Source code of charts>
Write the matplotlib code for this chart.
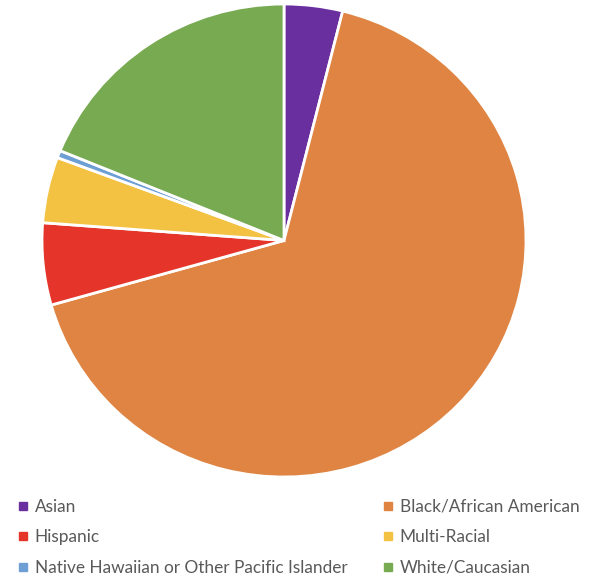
import matplotlib.pyplot as plt
from matplotlib.lines import Line2D

# ethnicity breakdown (percent)
labels = ['Asian', 'Black/African American', 'Hispanic', 'Multi-Racial',
          'Native Hawaiian or Other Pacific Islander', 'White/Caucasian']
shares = [3.9, 66.7, 5.6, 4.5, 0.5, 18.8]
colors = ['#6A2F9E', '#DF8442', '#E5352A', '#F4C243', '#6E9FD4', '#78AA52']

W, H = 601, 577
fig = plt.figure(figsize=(W / 100, H / 100), dpi=100)

# pie bounding box in pixels (slightly squashed vertically)
left_px, right_px, top_px, bottom_px = 42, 526, 4, 477
ax = fig.add_axes([left_px / W, (H - bottom_px) / H,
                   (right_px - left_px) / W, (bottom_px - top_px) / H])
ax.pie(shares, colors=colors, startangle=90, counterclock=False,
       wedgeprops=dict(edgecolor='white', linewidth=2))
ax.set_xlim(-1, 1)
ax.set_ylim(-1, 1)
ax.set_aspect('auto')
ax.axis('off')

def handles(idx):
    return [Line2D([], [], marker='s', linestyle='', color=colors[i], markersize=6)
            for i in idx]

leg_kw = dict(loc='upper left', frameon=False, handletextpad=0.2,
              labelspacing=0.83, borderpad=0, borderaxespad=0, handlelength=1.0,
              prop={'family': 'Lato', 'size': 12.4}, labelcolor='#595959')

left = [0, 2, 4]
right = [1, 3, 5]
fig.legend(handles(left), [labels[i] for i in left],
           bbox_to_anchor=(14 / W, 1 - 499 / H), **leg_kw)
fig.legend(handles(right), [labels[i] for i in right],
           bbox_to_anchor=(379 / W, 1 - 499 / H), **leg_kw)

fig.savefig('out.png', dpi=100, facecolor='white')
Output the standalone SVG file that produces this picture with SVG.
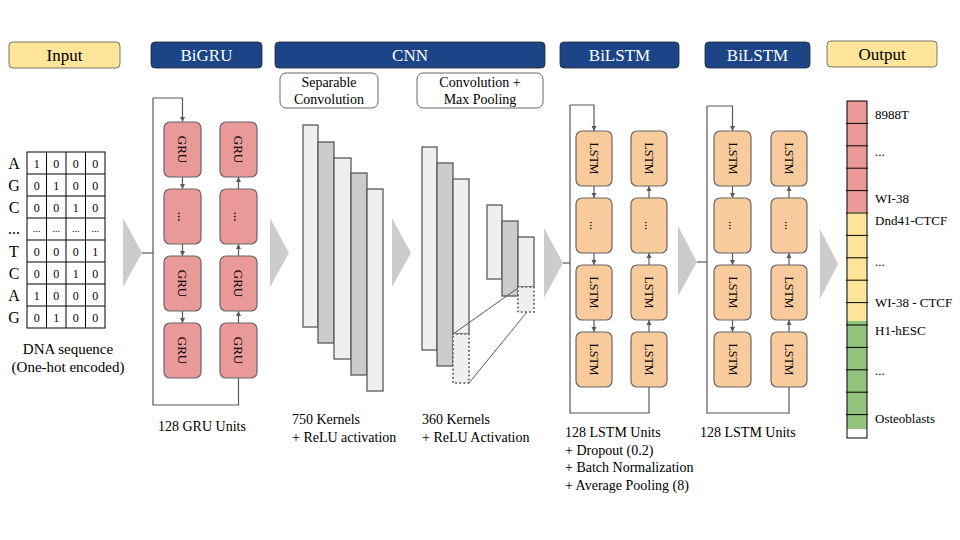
<svg xmlns="http://www.w3.org/2000/svg" width="960" height="540" viewBox="0 0 960 540" font-family="'Liberation Serif', serif">
<style>
text{font-family:"Liberation Serif",serif;fill:#000}
.hdr{fill:#1c4587;stroke:#2a2a2a;stroke-width:0.8}
.hdrt{font-size:17px;fill:#fff;text-anchor:middle}
.yel{fill:#ffe599;stroke:#555;stroke-width:0.8}
.yt{font-size:17px;text-anchor:middle}
.gru{fill:#ea9999;stroke:#666;stroke-width:1.2}
.lstm{fill:#f9cb9c;stroke:#666;stroke-width:1.2}
.bt{font-size:13px;text-anchor:middle;dominant-baseline:central}
.lt{font-size:12px;text-anchor:middle;dominant-baseline:central}
.ln{fill:none;stroke:#595959;stroke-width:1.2}
.chev{fill:#cccccc}
.cell{fill:#fff;stroke:#000;stroke-width:1}
.ct{font-size:12px;text-anchor:middle}
.let{font-size:16px;text-anchor:middle}
.lbl{font-size:14px}
.sub{fill:#fff;stroke:#666;stroke-width:1}
.st{font-size:14px;text-anchor:middle}
.lb{fill:#efefef;stroke:#595959;stroke-width:1.3}
.db{fill:#cccccc;stroke:#595959;stroke-width:1.3}
.dot{fill:#efefef;stroke:#666;stroke-width:2;stroke-dasharray:0.1 4;stroke-linecap:round}
.ot{font-size:13px}
.tick{stroke:#000;stroke-width:1}
</style>
<defs>
<marker id="ah" markerWidth="6" markerHeight="6" refX="5" refY="3" orient="auto" markerUnits="userSpaceOnUse"><path d="M0,0.5 L5,3 L0,5.5 z" fill="#595959"/></marker>
</defs>
<rect width="960" height="540" fill="#fff"/>

<!-- headers -->
<g id="hdr-input"><rect class="yel" x="9" y="42" width="111" height="26" rx="4"/><text class="yt" x="64.5" y="61">Input</text></g>
<g id="hdr-bigru"><rect class="hdr" x="151" y="42" width="111" height="26" rx="4"/><text class="hdrt" x="206.5" y="61">BiGRU</text></g>
<g id="hdr-cnn"><rect class="hdr" x="275" y="42" width="270" height="26" rx="4"/><text class="hdrt" x="410" y="61">CNN</text></g>
<g id="hdr-bilstm1"><rect class="hdr" x="560" y="42" width="119" height="26" rx="4"/><text class="hdrt" x="619.5" y="61">BiLSTM</text></g>
<g id="hdr-bilstm2"><rect class="hdr" x="705" y="42" width="105" height="26" rx="4"/><text class="hdrt" x="757.5" y="61">BiLSTM</text></g>
<g id="hdr-output"><rect class="yel" x="827" y="41" width="110" height="26" rx="4"/><text class="yt" x="882" y="60">Output</text></g>

<!-- input matrix -->
<g id="input-matrix">
<rect class="cell" x="27" y="152" width="78" height="176"/>
<path class="tick" d="M46.5,152V328M66,152V328M85.5,152V328M27,174H105M27,196H105M27,218H105M27,240H105M27,262H105M27,284H105M27,306H105" fill="none"/>
<text class="let" x="14" y="169">A</text><text class="let" x="14" y="191">G</text><text class="let" x="14" y="213">C</text><text class="let" x="14" y="234">...</text>
<text class="let" x="14" y="257">T</text><text class="let" x="14" y="279">C</text><text class="let" x="14" y="301">A</text><text class="let" x="14" y="323">G</text>
<text class="ct" y="167.5"><tspan x="36.7">1</tspan><tspan x="56.2">0</tspan><tspan x="75.7">0</tspan><tspan x="95.2">0</tspan></text>
<text class="ct" y="189.5"><tspan x="36.7">0</tspan><tspan x="56.2">1</tspan><tspan x="75.7">0</tspan><tspan x="95.2">0</tspan></text>
<text class="ct" y="211.5"><tspan x="36.7">0</tspan><tspan x="56.2">0</tspan><tspan x="75.7">1</tspan><tspan x="95.2">0</tspan></text>
<text class="ct" y="232" style="font-size:10px"><tspan x="36.7">...</tspan><tspan x="56.2">...</tspan><tspan x="75.7">...</tspan><tspan x="95.2">...</tspan></text>
<text class="ct" y="255.5"><tspan x="36.7">0</tspan><tspan x="56.2">0</tspan><tspan x="75.7">0</tspan><tspan x="95.2">1</tspan></text>
<text class="ct" y="277.5"><tspan x="36.7">0</tspan><tspan x="56.2">0</tspan><tspan x="75.7">1</tspan><tspan x="95.2">0</tspan></text>
<text class="ct" y="299.5"><tspan x="36.7">1</tspan><tspan x="56.2">0</tspan><tspan x="75.7">0</tspan><tspan x="95.2">0</tspan></text>
<text class="ct" y="321.5"><tspan x="36.7">0</tspan><tspan x="56.2">1</tspan><tspan x="75.7">0</tspan><tspan x="95.2">0</tspan></text>
<text class="st" x="68" y="354" style="font-size:15px">DNA sequence</text>
<text class="st" x="68" y="372" style="font-size:15px">(One-hot encoded)</text>
</g>

<!-- connectors -->
<g id="connectors">
<polygon class="chev" points="123,218 142,253 123,287"/>
<polygon class="chev" points="270,218 289,253 270,287"/>
<polygon class="chev" points="392,218 411,253 392,287"/>
<polygon class="chev" points="544,228 563,263 544,298"/>
<polygon class="chev" points="678,226 697,262 678,296"/>
<polygon class="chev" points="820,229 838,264 820,299"/>
<path class="ln" d="M142,253H153"/>
<path class="ln" d="M153,98H182.5V122" marker-end="url(#ah)"/>
<path class="ln" d="M153,98V405H238.5V378"/>
<path class="ln" d="M182.5,177V189" marker-end="url(#ah)"/>
<path class="ln" d="M182.5,244V256" marker-end="url(#ah)"/>
<path class="ln" d="M182.5,311V323" marker-end="url(#ah)"/>
<path class="ln" d="M238.5,323V311" marker-end="url(#ah)"/>
<path class="ln" d="M238.5,256V244" marker-end="url(#ah)"/>
<path class="ln" d="M238.5,189V177" marker-end="url(#ah)"/>
<path class="ln" d="M563,263H570"/>
<path class="ln" d="M570,105H594V131" marker-end="url(#ah)"/>
<path class="ln" d="M570,105V413H649V387"/>
<path class="ln" d="M594,186V198" marker-end="url(#ah)"/>
<path class="ln" d="M594,253V265" marker-end="url(#ah)"/>
<path class="ln" d="M594,320V332" marker-end="url(#ah)"/>
<path class="ln" d="M649,332V320" marker-end="url(#ah)"/>
<path class="ln" d="M649,265V253" marker-end="url(#ah)"/>
<path class="ln" d="M649,198V186" marker-end="url(#ah)"/>
<path class="ln" d="M697,262H707"/>
<path class="ln" d="M707,106H732.5V131" marker-end="url(#ah)"/>
<path class="ln" d="M707,106V413H789V387"/>
<path class="ln" d="M732.5,186V198" marker-end="url(#ah)"/>
<path class="ln" d="M732.5,253V265" marker-end="url(#ah)"/>
<path class="ln" d="M732.5,320V332" marker-end="url(#ah)"/>
<path class="ln" d="M789,332V320" marker-end="url(#ah)"/>
<path class="ln" d="M789,265V253" marker-end="url(#ah)"/>
<path class="ln" d="M789,198V186" marker-end="url(#ah)"/>
</g>

<!-- BiGRU nodes -->
<g id="bigru">
<g id="gru-f1"><rect class="gru" x="164" y="122" width="37" height="55" rx="6"/><text class="bt" transform="translate(182.5,149.5) rotate(90)">GRU</text></g>
<g id="gru-f2"><rect class="gru" x="164" y="189" width="37" height="55" rx="6"/><text class="bt" transform="translate(182.5,216.5) rotate(90)">...</text></g>
<g id="gru-f3"><rect class="gru" x="164" y="256" width="37" height="55" rx="6"/><text class="bt" transform="translate(182.5,283.5) rotate(90)">GRU</text></g>
<g id="gru-f4"><rect class="gru" x="164" y="323" width="37" height="55" rx="6"/><text class="bt" transform="translate(182.5,350.5) rotate(90)">GRU</text></g>
<g id="gru-b1"><rect class="gru" x="220" y="122" width="37" height="55" rx="6"/><text class="bt" transform="translate(238.5,149.5) rotate(90)">GRU</text></g>
<g id="gru-b2"><rect class="gru" x="220" y="189" width="37" height="55" rx="6"/><text class="bt" transform="translate(238.5,216.5) rotate(90)">...</text></g>
<g id="gru-b3"><rect class="gru" x="220" y="256" width="37" height="55" rx="6"/><text class="bt" transform="translate(238.5,283.5) rotate(90)">GRU</text></g>
<g id="gru-b4"><rect class="gru" x="220" y="323" width="37" height="55" rx="6"/><text class="bt" transform="translate(238.5,350.5) rotate(90)">GRU</text></g>
<text class="lbl" x="158" y="431">128 GRU Units</text>
</g>

<!-- CNN -->
<g id="cnn">
<g id="sepconv-label"><rect class="sub" x="280" y="73" width="98" height="35" rx="6"/><text class="st" x="329" y="87">Separable</text><text class="st" x="329" y="104">Convolution</text></g>
<g id="convpool-label"><rect class="sub" x="417" y="73" width="126" height="35" rx="6"/><text class="st" x="480" y="87">Convolution +</text><text class="st" x="480" y="104">Max Pooling</text></g>
<g id="sepconv-stack">
<rect class="lb" x="303" y="125" width="15" height="202"/>
<rect class="db" x="318" y="142" width="16" height="201"/>
<rect class="lb" x="334" y="158" width="17" height="201"/>
<rect class="db" x="351" y="173" width="16" height="202"/>
<rect class="lb" x="367" y="189" width="16" height="202"/>
<text class="lbl" x="292" y="424">750 Kernels</text>
<text class="lbl" x="292" y="442">+ ReLU activation</text>
</g>
<g id="conv-stack">
<rect class="lb" x="422" y="147" width="15" height="203"/>
<rect class="db" x="437" y="163" width="16" height="203"/>
<rect class="lb" x="453" y="179" width="16" height="155"/>
<rect class="dot" x="453" y="334" width="16" height="49"/>
<text class="lbl" x="422" y="424">360 Kernels</text>
<text class="lbl" x="422" y="442">+ ReLU Activation</text>
</g>
<g id="pool-stack">
<rect class="lb" x="487" y="205" width="15" height="74"/>
<rect class="db" x="502" y="221" width="16" height="75"/>
<rect class="lb" x="518" y="237" width="16" height="50"/>
<rect class="dot" x="518" y="287" width="16" height="25"/>
<path class="ln" d="M453,334L518,288M469,383L527,312" style="stroke-width:1"/>
</g>
</g>

<!-- BiLSTM 1 -->
<g id="bilstm1">
<g id="l1-f1"><rect class="lstm" x="576" y="131" width="36" height="55" rx="6"/><text class="lt" transform="translate(594,158.5) rotate(90)">LSTM</text></g>
<g id="l1-f2"><rect class="lstm" x="576" y="198" width="36" height="55" rx="6"/><text class="lt" transform="translate(594,225.5) rotate(90)">...</text></g>
<g id="l1-f3"><rect class="lstm" x="576" y="265" width="36" height="55" rx="6"/><text class="lt" transform="translate(594,292.5) rotate(90)">LSTM</text></g>
<g id="l1-f4"><rect class="lstm" x="576" y="332" width="36" height="55" rx="6"/><text class="lt" transform="translate(594,359.5) rotate(90)">LSTM</text></g>
<g id="l1-b1"><rect class="lstm" x="631" y="131" width="36" height="55" rx="6"/><text class="lt" transform="translate(649,158.5) rotate(90)">LSTM</text></g>
<g id="l1-b2"><rect class="lstm" x="631" y="198" width="36" height="55" rx="6"/><text class="lt" transform="translate(649,225.5) rotate(90)">...</text></g>
<g id="l1-b3"><rect class="lstm" x="631" y="265" width="36" height="55" rx="6"/><text class="lt" transform="translate(649,292.5) rotate(90)">LSTM</text></g>
<g id="l1-b4"><rect class="lstm" x="631" y="332" width="36" height="55" rx="6"/><text class="lt" transform="translate(649,359.5) rotate(90)">LSTM</text></g>
<text class="lbl" x="565" y="437">128 LSTM Units</text>
<text class="lbl" x="565" y="455">+ Dropout (0.2)</text>
<text class="lbl" x="565" y="472">+ Batch Normalization</text>
<text class="lbl" x="565" y="490">+ Average Pooling (8)</text>
</g>

<!-- BiLSTM 2 -->
<g id="bilstm2">
<g id="l2-f1"><rect class="lstm" x="714" y="131" width="37" height="55" rx="6"/><text class="lt" transform="translate(732.5,158.5) rotate(90)">LSTM</text></g>
<g id="l2-f2"><rect class="lstm" x="714" y="198" width="37" height="55" rx="6"/><text class="lt" transform="translate(732.5,225.5) rotate(90)">...</text></g>
<g id="l2-f3"><rect class="lstm" x="714" y="265" width="37" height="55" rx="6"/><text class="lt" transform="translate(732.5,292.5) rotate(90)">LSTM</text></g>
<g id="l2-f4"><rect class="lstm" x="714" y="332" width="37" height="55" rx="6"/><text class="lt" transform="translate(732.5,359.5) rotate(90)">LSTM</text></g>
<g id="l2-b1"><rect class="lstm" x="771" y="131" width="36" height="55" rx="6"/><text class="lt" transform="translate(789,158.5) rotate(90)">LSTM</text></g>
<g id="l2-b2"><rect class="lstm" x="771" y="198" width="36" height="55" rx="6"/><text class="lt" transform="translate(789,225.5) rotate(90)">...</text></g>
<g id="l2-b3"><rect class="lstm" x="771" y="265" width="36" height="55" rx="6"/><text class="lt" transform="translate(789,292.5) rotate(90)">LSTM</text></g>
<g id="l2-b4"><rect class="lstm" x="771" y="332" width="36" height="55" rx="6"/><text class="lt" transform="translate(789,359.5) rotate(90)">LSTM</text></g>
<text class="lbl" x="700" y="437">128 LSTM Units</text>
</g>

<!-- Output -->
<g id="output">
<rect x="847" y="101" width="20" height="111" fill="#ea9999"/>
<rect x="847" y="212" width="20" height="109" fill="#ffe599"/>
<rect x="847" y="321" width="20" height="108" fill="#93c47d"/>
<rect x="847" y="101" width="20" height="337" fill="none" stroke="#000" stroke-width="1"/>
<path class="tick" d="M846,123.4H868M846,145.8H868M846,168.2H868M846,190.6H868M846,213H868M846,235.4H868M846,257.8H868M846,280.2H868M846,302.6H868M846,325H868M846,347.4H868M846,369.8H868M846,392.2H868M846,414.6H868"/>
<text class="ot" x="875" y="118.5">8988T</text>
<text class="ot" x="875" y="156">...</text>
<text class="ot" x="875" y="202.5">WI-38</text>
<text class="ot" x="875" y="224.5">Dnd41-CTCF</text>
<text class="ot" x="875" y="266">...</text>
<text class="ot" x="875" y="306.5">WI-38 - CTCF</text>
<text class="ot" x="875" y="334.5">H1-hESC</text>
<text class="ot" x="875" y="375">...</text>
<text class="ot" x="875" y="422.5">Osteoblasts</text>
</g>
</svg>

Your goal>
Exactly as written, repeat the lines from the beginning of the entries up to and including the line with "fig = plt.figure(figsize=(W", but not the pictures.

Completed task>
Write the matplotlib code for this chart.
import matplotlib.pyplot as plt
from matplotlib.lines import Line2D

# ethnicity breakdown (percent)
labels = ['Asian', 'Black/African American', 'Hispanic', 'Multi-Racial',
          'Native Hawaiian or Other Pacific Islander', 'White/Caucasian']
shares = [3.9, 66.7, 5.6, 4.5, 0.5, 18.8]
colors = ['#6A2F9E', '#DF8442', '#E5352A', '#F4C243', '#6E9FD4', '#78AA52']

W, H = 601, 577
fig = plt.figure(figsize=(W / 100, H / 100), dpi=100)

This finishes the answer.